La question des détenus d’opinion est au centre des préoccupations des formations politiques et personnalités de l’opposition et des défenseurs des droits de l’homme depuis maintenant près de trois ans. Pour certains d’entre eux, leur libération est un préalable à toute éventualité d’adhésion à un quelconque processus ou démarche politique à venir.
Après avoir proposé sa «main tendue», via une dépêche de l’agence officielle le 3 mai dernier, le président de la République, Abdelmadjid Tebboune, a commencé à recevoir, à partir du 9 mai, des chefs de parti politique et des personnalités à la présidence de la République. Il est question, entre autres, de «rassemblement» et de «front interne».
Quelques-uns, parmi ses invités, ont, une nouvelle fois, mis sur la table la question de la libération des détenus d’opinion. Reçu le 2 juin dernier, le premier secrétaire national du Front des forces socialistes (FFS), Youcef Aouchiche, a indiqué, à sa sortie du siège de la Présidence, que la libération des détenus d’opinion, à commencer, a-t-il précisé, par Mohamed Baba Nedjar jusqu’à Smail Chaalal, P/APC de la commune d’Azzefoun, «est un préalable pour tout dialogue». Il a également évoqué l’annulation de toutes les lois liberticides, la levée des contraintes imposées aux partis, syndicats, associations et aux médias.

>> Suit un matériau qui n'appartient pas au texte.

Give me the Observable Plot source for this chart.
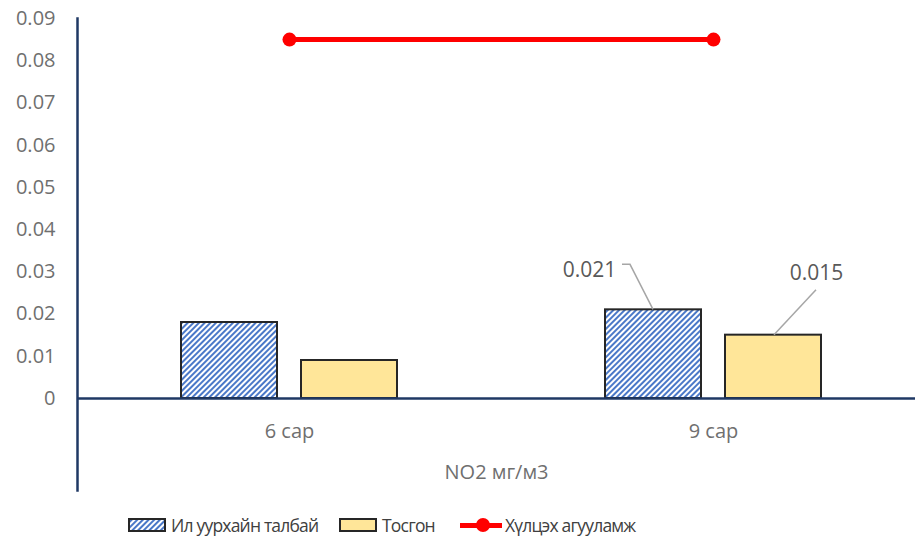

S’étant également déplacé au siège de la Présidence, le 11 mai, l’ancien ministre Abdelaziz Rahabi a indiqué, quelques jours plus tard sur une chaîne de télévision privée, que «la poursuite des emprisonnements, la fermeture de l’espace médiatique et le blocage de l’activité des partis…sont des conditions qui ne favorisent pas le dialogue».
Il a évoqué un problème d’absence de confiance. Soufiane Djilali, de Jil Jadid, est également allé dans le même sens. Il avait indiqué, le 15 mai sur les ondes de la Chaîne 3 de la Radio nationale, à propos de sa rencontre avec le chef de l’Etat, qu’il avait «insisté auprès du président Tebboune sur la fait que les médias doivent s’ouvrir plus largement sur les débats». «Nous sommes conscients des menaces de déstabilisation, mais les dimensions judiciaire et sécuritaire ne peuvent à elles seules résoudre les problèmes du pays», a-t-il encore ajouté.
Parmi les formations politiques non invitées à la Présidence (ou pas encore), il n’est nullement question d’un quelconque dialogue sans ces préalables. Tout en indiquant que son parti n’a pas encore reçu d’invitation, la présidente de l’Union pour le changement et le progrès (UCP), Zoubida Assoul, a déclaré, lors de l’émission CPP de Radio M, qu’«il faut qu’il y ait des mesures d’apaisement avant de parler d’un dialogue sérieux qui s’inscrive dans une solution durable».
Pour d’autres partis, à l’image du Rassemblement pour la culture et la démocratie (RCD) ou le Mouvement démocratique et social (MDS), il n’est pas question d’accepter une invitation, «alors que des dizaines de citoyens sont injustement emprisonnés». Tout cela pour dire que la problématique des détenus d’opinion, en plus de ses effets sur l’image de l’Algérie sur le plan international en matière de respect des libertés et des droits de l’homme, est un frein à tout processus de règlement de la crise politique qui s’est installée depuis le début du hirak, en février 2019.
Le président Tebboune va-t-il répondre favorablement à la doléance exprimée par certains partis et personnalités qu’il a reçus ? Si des informations faisant état d’une probable libération des détenus d’opinion à l’occasion du 5 Juillet sont relayées ici et là, il n’y a aucun élément qui plaide pour cela pour l’instant.
Quelques mesures ont été prises par le passé, mais il s’est agi à chaque fois de libération d’un nombre réduit par rapport au total qui dépasserait, selon le Comité national pour la libération des détenus (CNLD), les 300 détenus. Et entre-temps, les interpellations et placements sous mandat de dépôt de militants et d’activistes se sont poursuivis.
Un climat délétère qui entraverait tout dialogue ou processus politique qui se veut «rassembleur».